Petty was the first mainstream rock star to file for bankruptcy expressly to get out of a contract with his record label. And because he was the first, MCA had to make sure he didn’t succeed. “As soon as they thought my action might set an industry precedent,” Petty explained, “they rolled out the big guns.” So began one of the most epic games of chicken in music-business history.

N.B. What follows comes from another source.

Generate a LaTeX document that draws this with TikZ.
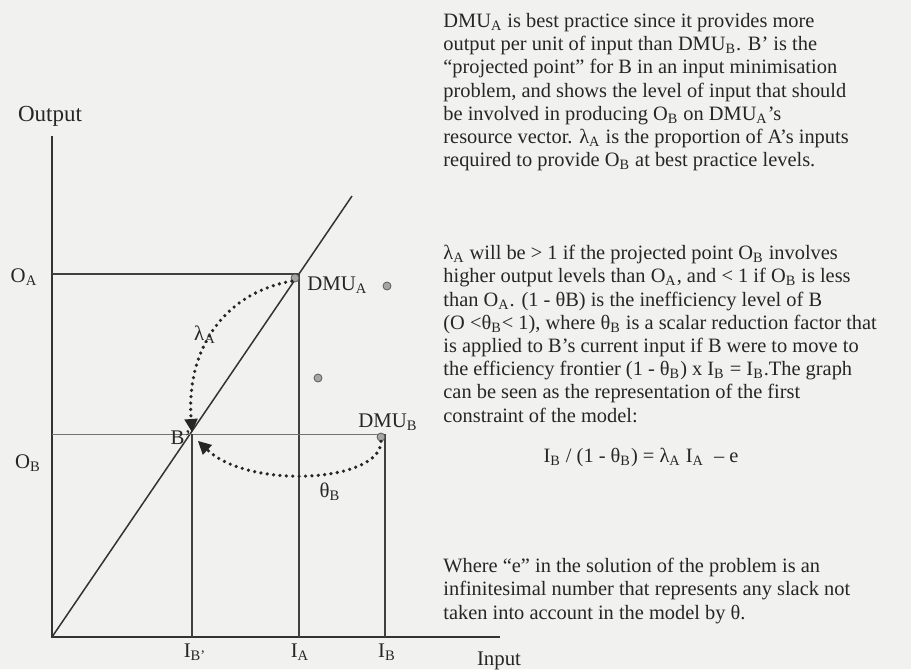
\documentclass[tikz,border=0pt]{standalone}
\usepackage{fontspec}
\setmainfont{Liberation Serif}
\usetikzlibrary{arrows.meta,positioning}
\definecolor{paper}{RGB}{241,241,239}

\begin{document}
\begin{tikzpicture}[x=0.5pt,y=-0.5pt,every node/.style={font=\fontsize{10.4}{12}\selectfont,inner sep=0pt,text=black!85},
  ax/.style={draw=black!80,line width=0.75pt},
  guide/.style={draw=black!75,line width=0.6pt},
  dmu/.style={circle,draw=black!65,fill=black!35,line width=0.4pt,minimum size=4pt},
  move/.style={draw=black!85,line width=1.8pt,dash pattern=on 0pt off 3.2pt,line cap=round,
    -{Triangle[width=6.8pt,length=6.5pt,line width=0pt]}},
  para/.style={anchor=north west,align=left,font=\fontsize{10.2}{11.6}\selectfont}]
  \fill[paper] (0,0) rectangle (911,669);
  % axes and frontier ray
  \coordinate (o) at (52,637); \coordinate (ytop) at (52,136); \coordinate (xend) at (500,637);
  \coordinate (ray) at (352,196);
  \coordinate (cA) at (299,274); \coordinate (cB) at (385,434); \coordinate (bp) at (192,434);
  \draw[ax] (ytop) -- (o) -- (xend);
  \draw[ax] (o) -- (ray);
  \draw[guide] (o |- cA) -- (cA) -- (cA |- o);
  \draw[black!55,line width=0.35pt] (o |- cB) -- (cB);
  \draw[guide] (cB) -- (cB |- o);
  \draw[guide] (bp) -- (bp |- o);
  % units
  \node[dmu] (dmuA) at (295,278) {};
  \node[dmu] (dmuB) at (381,437) {};
  \node[dmu] (dmuC) at (387,286) {};
  \node[dmu] (dmuD) at (318,378) {};
  % projections
  \coordinate (tipL) at (192,432); \coordinate (tipT) at (198,441);
  \draw[move] (dmuA.south west) .. controls (228,292) and (186,345) .. (tipL);
  \draw[move] (dmuB.south) .. controls (381,482) and (250,490) .. (tipT);
  % labels
  \node (outp) at (50,116) {\fontsize{11.5}{13}\selectfont Output};
  \node (inp) at (499,661) {Input};
  \node (oA) at (24,277) {O\textsubscript{A}};
  \node (oB) at (28,463) {O\textsubscript{B}};
  \node[anchor=west] (lA) at (307,285) {DMU\textsubscript{A}};
  \node (lB) at (388,422) {DMU\textsubscript{B}};
  \node (lBp) at (181,438) {B’};
  \node (lam) at (205,335) {λ\textsubscript{A}};
  \node (the) at (330,492) {θ\textsubscript{B}};
  \node (iBp) at (195,652) {I\textsubscript{B’}};
  \node (iA) at (300,652) {I\textsubscript{A}};
  \node (iB) at (387,652) {I\textsubscript{B}};
  % explanation
  \node[para] (t1) at (443,13) {DMU\textsubscript{A} is best practice since it provides more\\
    output per unit of input than DMU\textsubscript{B}. B’ is the\\
    “projected point” for B in an input minimisation\\
    problem, and shows the level of input that should\\
    be involved in producing O\textsubscript{B} on DMU\textsubscript{A}’s\\
    resource vector. λ\textsubscript{A} is the proportion of A’s inputs\\
    required to provide O\textsubscript{B} at best practice levels.};
  \node[para] (t2) at (443,245) {λ\textsubscript{A} will be > 1 if the projected point O\textsubscript{B} involves\\
    higher output levels than O\textsubscript{A}, and < 1 if O\textsubscript{B} is less\\
    than O\textsubscript{A}. (1 - θB) is the inefficiency level of B\\
    (O <θ\textsubscript{B}< 1), where θ\textsubscript{B} is a scalar reduction factor that\\
    is applied to B’s current input if B were to move to\\
    the efficiency frontier (1 - θ\textsubscript{B}) x I\textsubscript{B} = I\textsubscript{B}.The graph\\
    can be seen as the representation of the first\\
    constraint of the model:};
  \node[font=\fontsize{10.2}{11.6}\selectfont] (eq) at (641,457) {I\textsubscript{B} / (1 - θ\textsubscript{B}) = λ\textsubscript{A} I\textsubscript{A}\enspace – e};
  \node[para] (t3) at (443,558) {Where “e” in the solution of the problem is an\\
    infinitesimal number that represents any slack not\\
    taken into account in the model by θ.};
\end{tikzpicture}
\end{document}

The companies tried to persuade Petty to drop the bankruptcy claim, to which he responded: “I’ll sell …. peanuts before I give in to you.” In one meeting with MCA’s lawyers, Petty’s manager later said, Petty “had a penknife that he got out, opened the penknife and started cleaning his nails.” To pay for their legal bills, the Heartbreakers went on a short tour, the “Lawsuit Tour.” They wore T-shirts that said, “Why MCA?”

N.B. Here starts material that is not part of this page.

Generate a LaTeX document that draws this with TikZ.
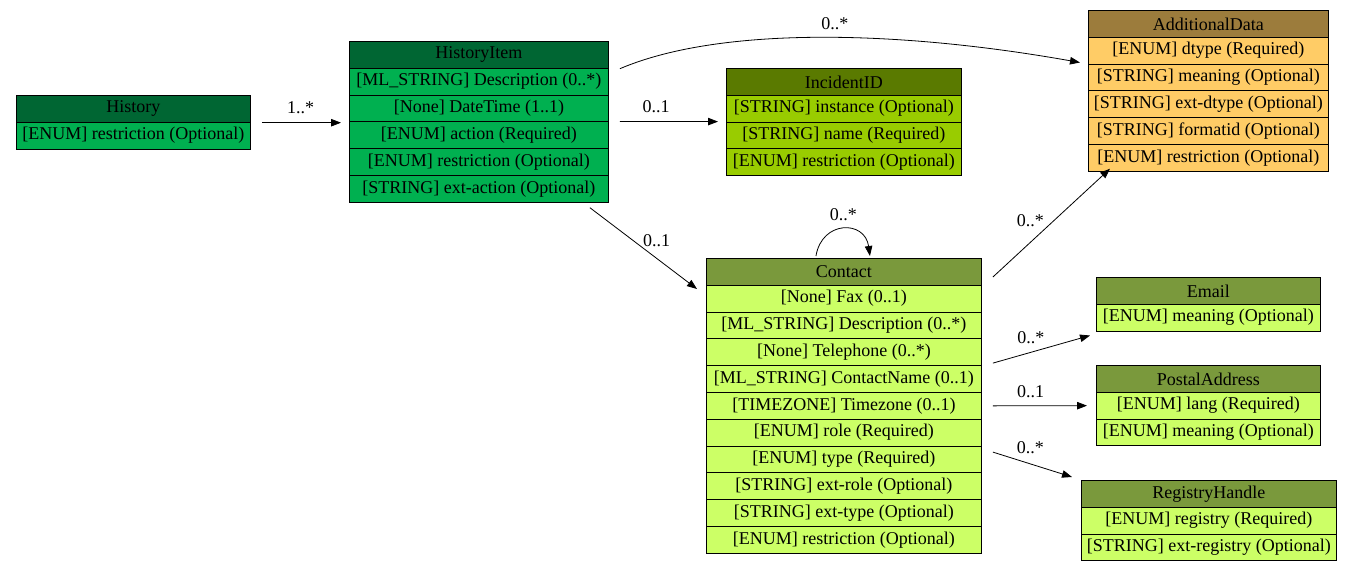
\documentclass[tikz,border=0pt]{standalone}
\usepackage{fontspec}
\setmainfont{Liberation Serif}
\usetikzlibrary{arrows.meta}
\definecolor{histhead}{RGB}{0,102,51}
\definecolor{histrow}{RGB}{0,176,80}
\definecolor{incihead}{RGB}{90,122,0}
\definecolor{incirow}{RGB}{153,204,0}
\definecolor{conthead}{RGB}{122,153,60}
\definecolor{controw}{RGB}{204,255,102}
\definecolor{datahead}{RGB}{156,124,60}
\definecolor{datarow}{RGB}{255,204,102}
\begin{document}
\begin{tikzpicture}[x=1pt, y=-1pt,
    hdr/.style={draw, line width=0.9pt, anchor=north west, inner sep=0pt,
      minimum height=26.8pt, font=\fontsize{18}{20}\selectfont},
    rowbox/.style={hdr},
    edge/.style={-{Triangle[length=10pt,width=7.5pt]}, line width=0.8pt},
    lbl/.style={font=\fontsize{18}{20}\selectfont, inner sep=0pt}]
    \useasboundingbox (0,0) rectangle (1352,571);

    % History
    \node[hdr, fill=histhead, minimum width=234pt] (history) at (16,95) {History};
    \foreach \txt [count=\i] in {{[ENUM] restriction (Optional)}}
      \node[rowbox, fill=histrow, minimum width=234pt] (history-\i) at (16,95+26.8*\i) {\txt};

    % HistoryItem
    \node[hdr, fill=histhead, minimum width=259pt] (hitem) at (349,41) {HistoryItem};
    \foreach \txt [count=\i] in {{[ML\_STRING] Description (0..*)}, {[None] DateTime (1..1)},
        {[ENUM] action (Required)}, {[ENUM] restriction (Optional)}, {[STRING] ext-action (Optional)}}
      \node[rowbox, fill=histrow, minimum width=259pt] (hitem-\i) at (349,41+26.8*\i) {\txt};

    % IncidentID
    \node[hdr, fill=incihead, minimum width=235pt] (incid) at (726,68) {IncidentID};
    \foreach \txt [count=\i] in {{[STRING] instance (Optional)}, {[STRING] name (Required)},
        {[ENUM] restriction (Optional)}}
      \node[rowbox, fill=incirow, minimum width=235pt] (incid-\i) at (726,68+26.8*\i) {\txt};

    % AdditionalData
    \node[hdr, fill=datahead, minimum width=240pt] (adata) at (1088,10) {AdditionalData};
    \foreach \txt [count=\i] in {{[ENUM] dtype (Required)}, {[STRING] meaning (Optional)},
        {[STRING] ext-dtype (Optional)}, {[STRING] formatid (Optional)}, {[ENUM] restriction (Optional)}}
      \node[rowbox, fill=datarow, minimum width=240pt] (adata-\i) at (1088,10+26.8*\i) {\txt};

    % Contact
    \node[hdr, fill=conthead, minimum width=275pt] (contact) at (706,258) {Contact};
    \foreach \txt [count=\i] in {{[None] Fax (0..1)}, {[ML\_STRING] Description (0..*)},
        {[None] Telephone (0..*)}, {[ML\_STRING] ContactName (0..1)}, {[TIMEZONE] Timezone (0..1)},
        {[ENUM] role (Required)}, {[ENUM] type (Required)}, {[STRING] ext-role (Optional)},
        {[STRING] ext-type (Optional)}, {[ENUM] restriction (Optional)}}
      \node[rowbox, fill=controw, minimum width=275pt] (contact-\i) at (706,258+26.8*\i) {\txt};

    % Email, PostalAddress, RegistryHandle
    \node[hdr, fill=conthead, minimum width=224pt] (email) at (1096,277) {Email};
    \foreach \txt [count=\i] in {{[ENUM] meaning (Optional)}}
      \node[rowbox, fill=controw, minimum width=224pt] (email-\i) at (1096,277+26.8*\i) {\txt};
    \node[hdr, fill=conthead, minimum width=224pt] (postal) at (1096,365) {PostalAddress};
    \foreach \txt [count=\i] in {{[ENUM] lang (Required)}, {[ENUM] meaning (Optional)}}
      \node[rowbox, fill=controw, minimum width=224pt] (postal-\i) at (1096,365+26.8*\i) {\txt};
    \node[hdr, fill=conthead, minimum width=255pt] (registry) at (1081,480) {RegistryHandle};
    \foreach \txt [count=\i] in {{[ENUM] registry (Required)}, {[STRING] ext-registry (Optional)}}
      \node[rowbox, fill=controw, minimum width=255pt] (registry-\i) at (1081,480+26.8*\i) {\txt};

    % Connectors
    \draw[edge] ([xshift=11pt]history.south east) -- ([xshift=-8pt]hitem.west |- history.south east)
      node[lbl, pos=0.49, yshift=15pt] {1..*};
    \draw[edge] ([xshift=11pt]hitem-3.north east) -- ([xshift=-8pt]incid-2.north west)
      node[lbl, pos=0.37, yshift=15pt] {0..1};
    \draw[edge] ([xshift=11pt]hitem.south east) .. controls +(101,-43) and +(-180,-32)
      .. ([shift={(-8pt,2pt)}]adata-1.south west) node[lbl, pos=0.53, yshift=14pt] {0..*};
    \draw[edge] ([shift={(-19pt,-5pt)}]hitem-5.south east) -- ([shift={(-9pt,-31pt)}]contact.north west)
      node[lbl, pos=0.4, xshift=24pt] {0..1};
    \draw[edge] ([shift={(-28pt,2pt)}]contact.north) .. controls +(6,-36) and +(-5,-36)
      .. ([shift={(26pt,2pt)}]contact.north) node[lbl, pos=0.5, yshift=14pt] {0..*};
    \draw[edge] ([shift={(11pt,-19pt)}]contact.north east) -- ([shift={(22pt,3pt)}]adata-5.south west)
      node[lbl, pos=0.32, yshift=22pt] {0..*};
    \draw[edge] ([shift={(11pt,3pt)}]contact-3.south east) -- ([shift={(-6pt,-4pt)}]email-1.south west)
      node[lbl, pos=0.39, yshift=15pt] {0..*};
    \draw[edge] ([xshift=11pt]contact-5.east) -- ([xshift=-9pt]postal-1.west)
      node[lbl, pos=0.4, yshift=14pt] {0..1};
    \draw[edge] ([shift={(11pt,-6.5pt)}]contact-7.north east) -- ([shift={(-9pt,3pt)}]registry.north west)
      node[lbl, pos=0.475, yshift=16pt] {0..*};
\end{tikzpicture}
\end{document}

In the end, Petty reconciled with MCA, signing a deal with an artist-friendly label under the MCA umbrella, and the rest, of course, is Billboard chart history. The Heartbreakers’ next album, “Damn The Torpedoes,” went triple platinum, unleashing two of Petty’s most omnipresent songs on the radio, “Don’t Do Me Like That” and “Refugee.” (“Somewhere, somehow, somebody must’ve kicked you around some,” he sings in the latter.) In all, Petty recorded some 68 singles, a record 28 of which became mainstream-rock top 10s.

In standing up to MCA, Petty demonstrated the premise that an artist with fans has leverage. He used that leverage over and over. He did it in 1981, when MCA tried to sell the band’s fourth album for a dollar more than the standard. And he did it in the late 1990s, when he capped his concert ticket prices at $50.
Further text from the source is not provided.